How am I supposed to have the wisdom, the know-how, to lead my sons through each stage of life, when I can barely keep up with the rate at which they’re changing? How do I maintain the mental and spiritual alacrity to find the precious teachable moments, to be present in the opportunities for spending real quality time with my sons? How do I keep abreast of their ever-changing needs and ever-growing independence?

I may not be a parenting authority, but I do know this:

“Iron sharpens iron, and one man sharpens another.” (Proverbs 27:17, ESV)

I meet the challenges of parenthood in the community of men that God has put around me. I’ve never parented a toddler before now, but some of you have. You’ve never had to deal with middle-school angst before, but your neighbor’s seen it twice.

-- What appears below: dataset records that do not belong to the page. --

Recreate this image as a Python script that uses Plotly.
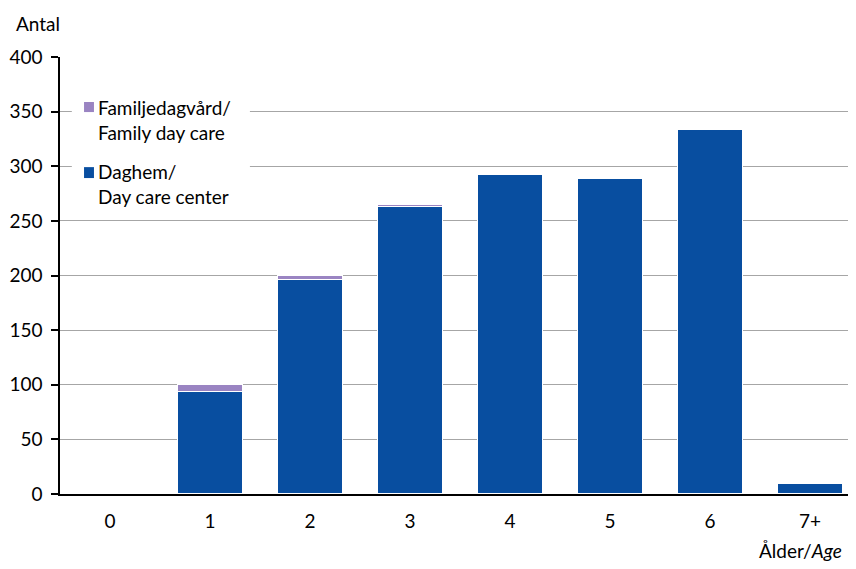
import plotly.graph_objects as go

ages = ["0", "1", "2", "3", "4", "5", "6", "7+"]
daghem = [0, 94, 196, 263, 293, 289, 334, 10]
familjedagvard = [0, 6, 4, 2, 0, 0, 0, 0]

blue = "#084ea0"
purple = "#9a84c2"
font = "Lato, Carlito, 'Open Sans', sans-serif"

fig = go.Figure()
fig.add_trace(go.Bar(
    x=ages, y=daghem, name="Daghem/<br>Day care center",
    marker=dict(color=blue, line=dict(color="white", width=1.2)),
))
fig.add_trace(go.Bar(
    x=ages, y=familjedagvard, name="Familjedagvård/<br>Family day care",
    marker=dict(color=purple, line=dict(color="white", width=1.2)),
))

# legend drawn by hand so that the square sits close to the text
shapes = [
    dict(type="rect", xref="paper", yref="paper", x0=0.015, x1=0.241, y0=0.645, y1=0.92,
         fillcolor="white", line=dict(width=0), layer="above"),
    dict(type="rect", xref="paper", yref="paper", x0=0.0305, x1=0.0431, y0=0.874, y1=0.897,
         fillcolor=purple, line=dict(width=0), layer="above"),
    dict(type="rect", xref="paper", yref="paper", x0=0.0305, x1=0.0431, y0=0.723, y1=0.748,
         fillcolor=blue, line=dict(width=0), layer="above"),
]

fig.update_layout(
    barmode="stack",
    bargap=0.35,
    showlegend=False,
    width=848, height=561,
    paper_bgcolor="white", plot_bgcolor="white",
    margin=dict(l=52, r=8, t=49, b=75, autoexpand=False),
    font=dict(family=font, size=19, color="black"),
    xaxis=dict(
        range=[-0.5, 7.38],
        showline=True, linecolor="black", linewidth=1.5, automargin=False,
        ticks="", ticklabelstandoff=9,
    ),
    yaxis=dict(
        range=[0, 400], dtick=50, automargin=False,
        showline=True, linecolor="black", linewidth=1.5,
        showgrid=True, gridcolor="#a6a6a6", gridwidth=1,
        ticks="outside", ticklen=7, tickcolor="black", tickwidth=1.5,
        ticklabelstandoff=5, zeroline=False,
    ),
    shapes=shapes,
    annotations=[
        dict(text="Familjedagvård/<br>Family day care", xref="paper", yref="paper",
             x=0.046, y=0.856, xanchor="left", yanchor="middle", align="left", showarrow=False),
        dict(text="Daghem/<br>Day care center", xref="paper", yref="paper",
             x=0.046, y=0.7105, xanchor="left", yanchor="middle", align="left", showarrow=False),
        dict(text="Antal", xref="paper", yref="paper", x=-0.058, y=1.076,
             xanchor="left", yanchor="middle", showarrow=False),
        dict(text="Ålder/<i>Age</i>", xref="paper", yref="paper", x=0.995, y=-0.13,
             xanchor="right", yanchor="middle", showarrow=False),
    ],
)

fig.write_html("out.html")
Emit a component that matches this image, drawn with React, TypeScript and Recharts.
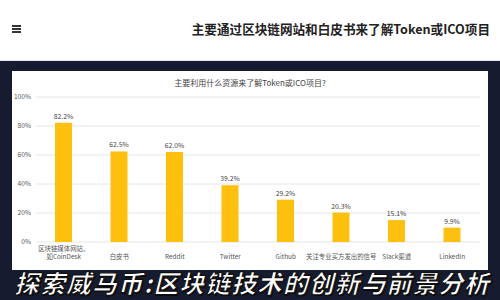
import React from 'react'
import { BarChart, Bar, XAxis, YAxis, CartesianGrid, LabelList } from 'recharts'

const categories = [
  '区块链媒体网站、\n如CoinDesk',
  '白皮书',
  'Reddit',
  'Twitter',
  'Github',
  '关注专业买方发出的信号',
  'Slack渠道',
  'LinkedIn',
]
const shares = [82.2, 62.5, 62.0, 39.2, 29.2, 20.3, 15.1, 9.9]
const yTicks = [0, 20, 40, 60, 80, 100]

const data = categories.map((name, i) => ({ name, value: shares[i] }))

const NAVY = '#161b30'
const GOLD = '#fdc00f'

function CategoryTick(props: any) {
  const { x, y, payload } = props
  const lines = String(payload.value).split('\n')
  const start = lines.length > 1 ? 2.5 : 10.5
  return (
    <text x={x} y={y} textAnchor="middle" fontSize={6.4} fill="#555">
      {lines.map((line, i) => (
        <tspan key={i} x={x} dy={i === 0 ? start : 8}>
          {line}
        </tspan>
      ))}
    </text>
  )
}

export default function App() {
  return (
    <div
      style={{
        position: 'fixed',
        left: 0,
        top: 0,
        width: 500,
        height: 300,
        background: NAVY,
        overflow: 'hidden',
        fontFamily: '"Noto Sans CJK SC", "Noto Sans", sans-serif',
      }}
    >
      {/* header */}
      <div
        style={{
          position: 'absolute',
          left: 0,
          top: 0,
          width: 500,
          height: 60,
          background: '#fff',
          borderBottom: '1px solid #e6e8ee',
        }}
      >
        {[0, 1, 2].map((i) => (
          <div
            key={i}
            style={{
              position: 'absolute',
              left: 12,
              top: 25 + i * 3,
              width: 9,
              height: 1.5,
              background: '#333',
            }}
          />
        ))}
        <div
          style={{
            position: 'absolute',
            right: 10,
            top: 19,
            fontSize: 12.6,
            fontWeight: 700,
            color: '#222',
            whiteSpace: 'nowrap',
          }}
        >
          主要通过区块链网站和白皮书来了解Token或ICO项目
        </div>
      </div>

      {/* card */}
      <div
        style={{
          position: 'absolute',
          left: 12,
          top: 71,
          width: 476,
          height: 199,
          background: '#fff',
        }}
      >
        <div
          style={{
            position: 'absolute',
            left: 0,
            width: 476,
            top: 6,
            textAlign: 'center',
            fontSize: 8,
            color: '#444',
            whiteSpace: 'nowrap',
          }}
        >
          主要利用什么资源来了解Token或ICO项目?
        </div>
        <BarChart
          width={476}
          height={199}
          data={data}
          margin={{ top: 26, right: 8, bottom: 0, left: 0 }}
        >
          <CartesianGrid vertical={false} stroke="#e6e6e6" />
          <XAxis
            dataKey="name"
            axisLine={false}
            tickLine={false}
            tickSize={4}
            tickMargin={2}
            height={28}
            interval={0}
            tick={<CategoryTick />}
          />
          <YAxis
            domain={[0, 100]}
            ticks={yTicks}
            width={24}
            axisLine={false}
            tickLine={false}
            tickSize={3}
            tickMargin={2}
            tickFormatter={(v) => v + '%'}
            tick={{ fontSize: 6.6, fill: '#555' }}
          />
          <Bar dataKey="value" fill={GOLD} barSize={17} isAnimationActive={false}>
            <LabelList
              dataKey="value"
              position="top"
              offset={4}
              formatter={(v: any) => Number(v).toFixed(1) + '%'}
              style={{ fontSize: 6.8, fill: '#444' }}
            />
          </Bar>
        </BarChart>
      </div>

      {/* overlay title */}
      <div
        style={{
          position: 'absolute',
          left: 14,
          top: 266,
          fontSize: 25,
          fontWeight: 900,
          fontStyle: 'italic',
          color: '#fff',
          whiteSpace: 'nowrap',
          letterSpacing: 0.9,
          WebkitTextStroke: '1.2px #111',
          textShadow: '1px 1px 0 #000',
          lineHeight: '32px',
        }}
      >
        探索威马币:区块链技术的创新与前景分析
      </div>
    </div>
  )
}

We are not alone in the journey of fatherhood. And in the Body of Christ, we have the resources of a spiritual fraternity- wisdom and experience garnered by others through years of trial and error, success and heartache, triumph and defeat.

Paul exhorts us in Galatians 6:2, “Bear one another’s burdens, and so fulfill the law of Christ.” Fatherhood is weighty. We bear a great deal on our shoulders for the provision and upbringing of our families. We need each other, men; we need each others’ input, advice, encouragement, and sometimes even rebuke. And we need to know that there is grace for when we fail, and new mercy from God for each new day.

Our success as fathers depends on our willingness to learn- from God, from our children, from our wives, from other fathers in the trenches beside us. And not only will we fortify ourselves and our parenting, but we will pass on an example for our sons to follow- an example that assures them that they need not go it alone; an example that demonstrates the richness and blessing available to us if we will humble ourselves enough to admit this:

I need help.

I cannot do this alone, by my strength alone, by my wisdom alone.

I lean on God, and I lean on my brothers in Christ to strengthen and encourage me to raise up sons who love and follow the Lord.

What about you? Do you have a mentor or support network of other dads standing with you in the parenting journey?